All He wants from us is to be with us. Most of us, because of our screwy conceptions of fatherhood, completely miss the very heart of God for His children.
My earthly father was a good dad, by general standards. I knew that he loved me, would provide for me, and would protect me. However, because he was often consumed in his own projects, I absorbed the idea that he wasn't interested in me. Because his own father wasn't the greatest, he didn't know how to share his heart with me.
The little girl in me believed that God worked the same way. He had his own thing going, and I just got to be a part of it. He probably wasn't really interested in me. I knew that He loved me, even delighted in me; but I thought I was just a child who probably couldn't be trusted with big things. Like my earthly dad, He would just do those Himself.
Because of my experience, I wondered why God would ever really share His heart with me--and why I would even want Him to. I saw other people walking in spiritual gifts, and knew, like Big Brother, that I could ask and receive them as well. But I was a stubborn daughter who just wanted a goat instead of my Father's heart.
Like Big Brother, I thought that God was withholding something from me. I thought He was withholding His heart--so I withheld my heart from Him.
Clearly, I wasn't consciously thinking this. But somehow that misunderstanding about my Father--no matter how great our relationship was otherwise--sneakily made its way into my heart and became part of my identity.
We all think the thoughts of both of the sons at certain times in our lives.

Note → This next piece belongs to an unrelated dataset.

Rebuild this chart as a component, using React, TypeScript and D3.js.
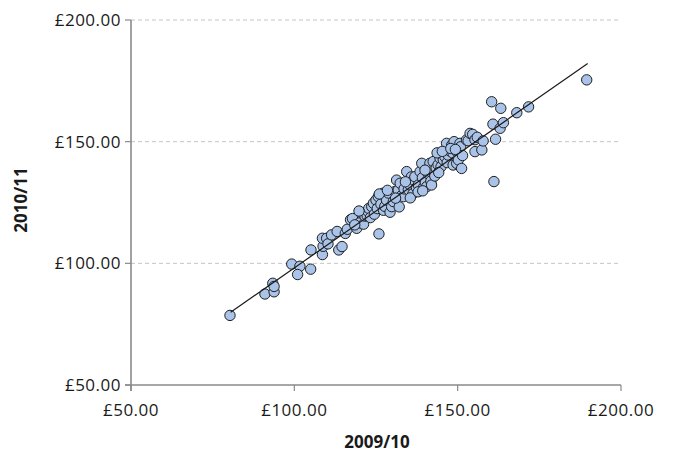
import React from "react";
import * as d3 from "d3";

const xValues2009: number[] = [
  80.3, 91.0, 93.8, 93.4, 93.8, 99.2, 101.7, 101.0, 105.0, 105.1, 108.6, 108.8, 108.6, 109.9, 110.3,
  111.4, 113.1, 113.6, 114.6, 115.6, 116.2, 117.2, 117.8, 119.1, 120.0, 120.6, 121.2, 121.6, 122.3,
  122.6, 122.8, 123.3, 123.7, 124.2, 124.5, 125.0, 125.4, 125.9, 125.7, 126.5, 127.2, 127.3, 127.7,
  128.2, 128.8, 129.3, 129.8, 130.3, 130.8, 131.3, 131.8, 132.1, 132.4, 132.9, 133.4, 133.6, 134.4,
  134.9, 135.4, 135.8, 136.3, 136.5, 136.9, 137.4, 138.0, 138.5, 139.0, 139.2, 139.6, 140.1, 140.5,
  141.0, 141.5, 141.8, 142.0, 142.3, 142.5, 143.0, 143.4, 144.0, 144.6, 144.9, 145.6, 146.1, 146.6,
  146.8, 147.1, 147.6, 148.2, 148.6, 148.6, 148.9, 149.7, 149.8, 150.2, 150.7, 150.9, 151.2, 151.5,
  152.7, 153.2, 153.8, 154.6, 155.3, 155.3, 156.0, 157.4, 157.8, 160.4, 160.8, 161.1, 161.6, 163.0,
  163.2, 164.0, 168.1, 171.7, 189.5,
  118.5, 119.8, 126.0, 128.5, 131.0, 134.0, 135.5, 137.9, 140.0, 143.7, 145.3, 147.9, 149.3, 144.2, 139.3,
];
const yValues2010: number[] = [
  78.6, 87.4, 88.3, 91.8, 90.5, 99.7, 98.8, 95.4, 97.6, 105.5, 103.6, 107.0, 110.3, 110.3, 108.0,
  111.7, 113.1, 105.5, 106.9, 112.3, 114.0, 117.9, 118.4, 114.4, 116.6, 120.7, 116.1, 119.4, 119.6,
  121.3, 122.6, 118.8, 123.3, 124.7, 120.2, 126.0, 122.5, 112.1, 127.4, 124.3, 128.8, 121.8, 123.4,
  126.0, 128.9, 121.0, 123.3, 125.4, 129.5, 134.2, 130.1, 123.2, 132.9, 127.9, 127.4, 130.6, 137.7,
  130.3, 132.2, 135.5, 128.6, 134.3, 135.6, 131.1, 132.2, 137.7, 141.1, 135.2, 131.3, 133.3, 131.5,
  136.8, 141.1, 133.8, 132.2, 138.4, 141.8, 135.9, 139.2, 140.5, 143.2, 139.7, 142.5, 143.8, 149.3,
  141.4, 144.5, 146.2, 148.6, 145.2, 140.4, 150.0, 141.1, 145.9, 142.5, 149.3, 147.9, 139.0, 144.3,
  150.7, 150.4, 153.4, 153.0, 150.8, 145.9, 151.8, 146.6, 150.3, 166.4, 157.2, 133.6, 151.0, 155.5,
  163.7, 157.8, 161.9, 164.3, 175.4,
  115.8, 121.5, 128.5, 130.0, 126.8, 133.5, 126.9, 129.4, 138.3, 145.4, 146.0, 147.2, 146.8, 137.3, 129.8,
];
const fitLineX: number[] = [80.5, 189.8];
const fitLineY: number[] = [79.9, 182.1];
const tickValues: number[] = [50, 100, 150, 200];
const gridValues: number[] = [100, 150, 200];
const xTitle = "2009/10";
const yTitle = "2010/11";

const fmt = (v: number) => "£" + v.toFixed(2);

export default function App() {
  const x = d3.scaleLinear().domain([50, 200]).range([131, 621]);
  const y = d3.scaleLinear().domain([50, 200]).range([385, 20]);
  const points = xValues2009.map((v, i) => ({ x: v, y: yValues2010[i] }));
  const line = d3
    .line<number>()
    .x((d) => x(d))
    .y((_, i) => y(fitLineY[i]));
  const font = "'Open Sans', 'Noto Sans', sans-serif";
  const axisColor = "#8a8a8a";
  return (
    <svg
      width={673}
      height={456}
      style={{ position: "absolute", left: 0, top: 0, background: "#fff" }}
      fontFamily={font}
    >
      {gridValues.map((g) => (
        <line
          key={"g" + g}
          x1={x(50)}
          x2={x(200)}
          y1={y(g)}
          y2={y(g)}
          stroke="#c4c4c4"
          strokeWidth={1}
          strokeDasharray="4,3"
        />
      ))}
      <line x1={x(50)} x2={x(50)} y1={y(200)} y2={y(50) + 6} stroke={axisColor} strokeWidth={1.6} />
      <line x1={x(50) - 6} x2={x(200)} y1={y(50)} y2={y(50)} stroke={axisColor} strokeWidth={1.6} />
      {tickValues.map((t) => (
        <g key={"yt" + t}>
          <line x1={x(50) - 6} x2={x(50)} y1={y(t)} y2={y(t)} stroke={axisColor} strokeWidth={1.2} />
          <text
            x={x(50) - 10}
            y={y(t)}
            dy="0.36em"
            textAnchor="end"
            fontSize={17}
            letterSpacing={0.5}
            fill="#1a1a1a"
          >
            {fmt(t)}
          </text>
        </g>
      ))}
      {tickValues.map((t) => (
        <g key={"xt" + t}>
          <line x1={x(t)} x2={x(t)} y1={y(50)} y2={y(50) + 6} stroke={axisColor} strokeWidth={1.2} />
          <text
            x={x(t)}
            y={y(50) + 31}
            textAnchor="middle"
            fontSize={17}
            letterSpacing={0.5}
            fill="#1a1a1a"
          >
            {fmt(t)}
          </text>
        </g>
      ))}
      {points.map((p, i) => (
        <circle
          key={"p" + i}
          cx={x(p.x)}
          cy={y(p.y)}
          r={5.2}
          fill="#a9c3e9"
          stroke="#1f1f1f"
          strokeWidth={1}
        />
      ))}
      <path d={line(fitLineX) || ""} fill="none" stroke="#1a1a1a" strokeWidth={1.2} />
      <text
        x={377}
        y={448}
        textAnchor="middle"
        fontSize={17}
        fontWeight="bold"
        fill="#1a1a1a"
      >
        {xTitle}
      </text>
      <text
        transform={`translate(27,${200}) rotate(-90)`}
        textAnchor="middle"
        fontSize={17}
        fontWeight="bold"
        fill="#1a1a1a"
      >
        {yTitle}
      </text>
    </svg>
  );
}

In false humility (aka pride), we believe we're unworthy to approach Him because He doesn't want dirty-faced children. Or, in blatant pride, we believe He is withholding Himself when we actually haven't asked Him for Himself, because we want a goat to celebrate with our friends--we don't really want Him.
What father among you, if his son asks for a fish, will instead of a fish give him a serpent; or if he asks for an egg, will give him a scorpion? If you then, who are evil, know how to give good gifts to your children, how much more will the heavenly Father give the Holy Spirit to those who ask him! (Luke 11:11-13)
Who is the Holy Spirit?
But when the Helper comes, whom I will send to you from the Father, the Spirit of truth, who proceeds from the Father, he will bear witness about me. (John 15:26)
The Holy Spirit is God Himself.
I don't care what your earthly father was like. Even the most amazing fathers make mistakes, and all of our parents have distorted our view of God as a Father.
But know this: that our great Father in heaven does not withhold Himself from you. Ask, and He will give you Himself, in great measure.
We may have the strength to comprehend with all the saints what is the breadth and length and height and depth, and to know the love of Christ that surpasses knowledge, that [we] may be filled with all the fullness of God.... far more abundantly than all that we ask or think (Ephesians 3).
Jesus is our model for sonship, and He abides so closely with the Father that they are one. We should expect nothing less in our own relationships with God.
But while he was still a long way off, his father saw him and felt compassion, and ran and embraced him and kissed him (Luke 15:20).
He knows what your earthly father was like, and He feels compassion. He wants to show you the true heart of a Father who is standing at the door, gazing far down the road so that He can see you--know you--and run to meet you wherever you are.
A real Father is full of grace, and His love is truly, completely, wholly unconditional. His aim is not to "use" you. He is interested in you, and he wants to share your heart.
All you have to do is ask, and He will share His own.